Esta semana se han podido conocer muchos detalles relativos al modo de proceder de la mafia laboral que operaba a través de los 33 restaurantes, en su mayoría del centro de Palma, precintados por orden judicial a mediados de diciembre. Era una trama de alto calado que, una vez intervenida, ha implicado la detención de 18 personas, con algunas en prisión preventiva.

Los hechos que se han ido conociendo son verdaderamente espeluznantes. Constituyen un auténtico atentado contra la integridad y la dignidad de las personas y sus derechos laborales más elementales. Eso por una parte, porque, por otra, el modo en que se maltrataba y adulteraba la comida en las cocinas de estos restaurantes era, aparte de un fraude para el cliente, un riesgo más que evidente para la salud pública. Se puede añadir a todo ello el engaño fiscal concebido y cometido de forma deliberada. Todo junto causa un daño de difícil reparación para la imagen y el buen nombre de los restaurantes de Mallorca que, en su mayoría, trabajan desde la legalidad, con profesionalidad y ofreciendo al comensal la calidad anunciada en sus cartas. Tampoco ayuda, en absoluto, a un turismo muy sensible en su propia naturaleza con las irregularidades que le salpican, ni es buen reclamo para la clientela local que, a este paso, deberá pensárselo más de una vez antes de decidir dónde ir a comer.

La investigación policial y la instrucción judicial están dejando al descubierto repartos de cantidades muy considerables de dinero negro, maltrato, llegando a la paliza física a los trabajadores, extorsiones y explotación laboral con horarios interminables o promesas de contratos para trabajadores en prueba que nunca llegaban a concretarse. Son sólo las prácticas más escandalosas de una larga lista de irregularidades de toda condición.
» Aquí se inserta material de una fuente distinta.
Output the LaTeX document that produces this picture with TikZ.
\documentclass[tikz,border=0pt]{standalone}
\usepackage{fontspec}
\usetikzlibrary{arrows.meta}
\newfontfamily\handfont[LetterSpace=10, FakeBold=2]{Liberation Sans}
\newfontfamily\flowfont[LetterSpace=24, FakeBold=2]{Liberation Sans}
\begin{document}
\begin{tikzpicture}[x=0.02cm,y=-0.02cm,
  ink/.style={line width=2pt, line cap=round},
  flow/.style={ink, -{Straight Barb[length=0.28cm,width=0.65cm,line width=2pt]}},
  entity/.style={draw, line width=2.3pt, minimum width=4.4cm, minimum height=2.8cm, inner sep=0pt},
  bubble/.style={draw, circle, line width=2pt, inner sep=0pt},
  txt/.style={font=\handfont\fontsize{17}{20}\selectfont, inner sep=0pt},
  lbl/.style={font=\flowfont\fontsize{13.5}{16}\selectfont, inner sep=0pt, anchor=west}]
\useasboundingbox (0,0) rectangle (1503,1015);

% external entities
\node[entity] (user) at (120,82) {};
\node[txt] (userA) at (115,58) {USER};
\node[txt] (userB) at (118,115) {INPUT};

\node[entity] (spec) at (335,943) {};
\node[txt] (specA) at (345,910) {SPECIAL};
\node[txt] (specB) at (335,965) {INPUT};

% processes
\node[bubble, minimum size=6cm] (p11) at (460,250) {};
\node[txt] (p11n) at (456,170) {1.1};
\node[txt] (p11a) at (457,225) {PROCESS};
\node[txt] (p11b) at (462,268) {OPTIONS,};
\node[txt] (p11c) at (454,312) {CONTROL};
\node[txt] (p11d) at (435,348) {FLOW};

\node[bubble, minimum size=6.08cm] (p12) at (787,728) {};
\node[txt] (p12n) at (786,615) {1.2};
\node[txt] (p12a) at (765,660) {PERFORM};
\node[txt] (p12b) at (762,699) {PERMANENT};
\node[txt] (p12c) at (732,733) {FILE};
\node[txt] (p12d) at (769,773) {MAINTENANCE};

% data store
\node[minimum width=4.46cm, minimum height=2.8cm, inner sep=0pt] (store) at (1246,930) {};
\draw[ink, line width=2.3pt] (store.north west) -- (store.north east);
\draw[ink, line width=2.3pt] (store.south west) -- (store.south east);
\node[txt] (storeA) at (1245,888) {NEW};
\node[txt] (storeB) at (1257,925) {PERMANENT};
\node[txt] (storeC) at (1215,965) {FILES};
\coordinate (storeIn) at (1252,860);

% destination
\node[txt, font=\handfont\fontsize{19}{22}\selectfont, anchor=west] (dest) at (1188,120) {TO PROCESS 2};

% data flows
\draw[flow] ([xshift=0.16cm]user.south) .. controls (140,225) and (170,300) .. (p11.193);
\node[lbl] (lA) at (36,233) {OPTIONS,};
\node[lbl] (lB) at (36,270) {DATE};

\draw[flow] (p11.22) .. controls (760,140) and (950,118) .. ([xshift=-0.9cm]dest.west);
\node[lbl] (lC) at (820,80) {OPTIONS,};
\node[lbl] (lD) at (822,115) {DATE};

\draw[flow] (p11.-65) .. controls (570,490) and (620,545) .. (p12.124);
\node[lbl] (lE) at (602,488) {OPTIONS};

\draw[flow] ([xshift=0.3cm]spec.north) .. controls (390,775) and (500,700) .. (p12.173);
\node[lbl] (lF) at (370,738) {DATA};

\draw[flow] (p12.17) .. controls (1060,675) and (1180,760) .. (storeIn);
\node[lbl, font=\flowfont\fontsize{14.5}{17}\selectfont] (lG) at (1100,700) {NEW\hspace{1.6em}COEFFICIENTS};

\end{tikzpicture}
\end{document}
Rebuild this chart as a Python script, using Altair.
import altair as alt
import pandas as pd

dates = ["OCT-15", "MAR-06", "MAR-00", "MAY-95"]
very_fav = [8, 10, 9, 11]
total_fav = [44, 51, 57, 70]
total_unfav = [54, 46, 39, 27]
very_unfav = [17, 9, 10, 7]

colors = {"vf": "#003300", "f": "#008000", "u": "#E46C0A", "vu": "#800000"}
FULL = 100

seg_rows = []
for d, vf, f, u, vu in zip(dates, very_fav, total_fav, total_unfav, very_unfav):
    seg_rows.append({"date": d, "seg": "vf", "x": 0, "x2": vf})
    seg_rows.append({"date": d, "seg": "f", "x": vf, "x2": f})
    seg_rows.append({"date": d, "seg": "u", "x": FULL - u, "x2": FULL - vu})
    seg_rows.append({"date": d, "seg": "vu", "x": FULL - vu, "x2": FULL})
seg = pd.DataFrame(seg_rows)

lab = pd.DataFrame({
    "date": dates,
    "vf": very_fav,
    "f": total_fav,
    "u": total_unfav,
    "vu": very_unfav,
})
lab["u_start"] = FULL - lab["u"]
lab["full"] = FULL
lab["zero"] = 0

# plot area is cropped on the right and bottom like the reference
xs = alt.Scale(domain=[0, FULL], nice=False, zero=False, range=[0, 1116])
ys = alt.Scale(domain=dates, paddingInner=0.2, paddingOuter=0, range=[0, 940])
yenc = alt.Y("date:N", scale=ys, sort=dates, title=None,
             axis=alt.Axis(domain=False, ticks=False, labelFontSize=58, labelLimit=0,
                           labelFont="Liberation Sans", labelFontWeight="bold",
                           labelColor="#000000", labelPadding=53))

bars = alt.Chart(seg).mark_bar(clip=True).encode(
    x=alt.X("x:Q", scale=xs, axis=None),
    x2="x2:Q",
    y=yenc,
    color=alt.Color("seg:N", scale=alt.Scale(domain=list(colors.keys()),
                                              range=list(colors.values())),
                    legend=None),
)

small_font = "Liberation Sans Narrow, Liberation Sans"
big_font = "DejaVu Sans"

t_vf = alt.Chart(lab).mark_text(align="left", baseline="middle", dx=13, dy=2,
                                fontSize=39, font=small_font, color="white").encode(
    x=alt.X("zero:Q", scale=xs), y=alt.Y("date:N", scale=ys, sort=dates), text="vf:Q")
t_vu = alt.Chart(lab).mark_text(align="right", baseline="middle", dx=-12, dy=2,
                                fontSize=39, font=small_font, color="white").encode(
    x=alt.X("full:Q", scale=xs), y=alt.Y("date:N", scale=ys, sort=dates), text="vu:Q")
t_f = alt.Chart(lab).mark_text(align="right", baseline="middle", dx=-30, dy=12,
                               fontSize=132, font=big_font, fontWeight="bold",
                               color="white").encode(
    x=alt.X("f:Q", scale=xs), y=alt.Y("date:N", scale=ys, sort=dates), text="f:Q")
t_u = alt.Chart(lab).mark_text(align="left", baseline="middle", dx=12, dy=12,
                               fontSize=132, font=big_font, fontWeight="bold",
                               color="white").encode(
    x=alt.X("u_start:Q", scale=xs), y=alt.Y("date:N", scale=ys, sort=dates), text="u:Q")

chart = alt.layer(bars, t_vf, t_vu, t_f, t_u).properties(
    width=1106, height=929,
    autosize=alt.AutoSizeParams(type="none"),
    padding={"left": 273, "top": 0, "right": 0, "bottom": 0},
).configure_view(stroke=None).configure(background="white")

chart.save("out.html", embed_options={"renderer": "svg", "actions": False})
La descripción del modo en que se trataba la comida llega a producir verdadera repugnancia. Los trabajadores que han denunciado los hechos narran un reaprovechamiento que pasaba por volver a servir comida retirada de los platos, la presencia nada ocasional de insectos o el fraude en la bebida con añadido de agua a los zumos y la introducción de licor de garrafa en las botellas precintadas mediante jeringuilla.

Evidentemente hay que completar los procesos de investigación policial y judicial y hacer caer todo el peso de la ley sobre quienes, sin escrúpulo ni miramiento alguno, han sido capaces de cometer tamañas aberraciones. Dicho esto, habrá que interpelarse también, sin pretexto alguno, sobre por qué ocurren estas cosas, en tan alta dimensión y no son desactivadas hasta que se presentan denuncias. Habrá que admitir el fallo de los sistemas de control y supervisión. No era una irregularidad puntual. Era una trama diversificada y a gran escala preparada con mayor esmero que los platos que se servían poniendo en riesgo el estómago del comensal. ¿Dónde estaban las inspecciones de sanidad, la laboral y la fiscal ante todo ello? ¿Porqué no detectaron que las respuestas que obtenían en sus visitas rutinarias salían de la amenaza y la coacción?

Evidentemente, cabe una profunda revisión. Habrá que tomar medidas contundentes para evitar que cosas semejantes puedan volver a pasar. También para reparar el daño directo causado a los trabajadores y a una imagen general del mundo de la restauración mallorquina que no se merece estar asociada a unas escenas de pesadilla, más propia de un museo de los horrores que de un restaurante en el que no puede fallar la higiene escrupulosa y el trato profesional y riguroso.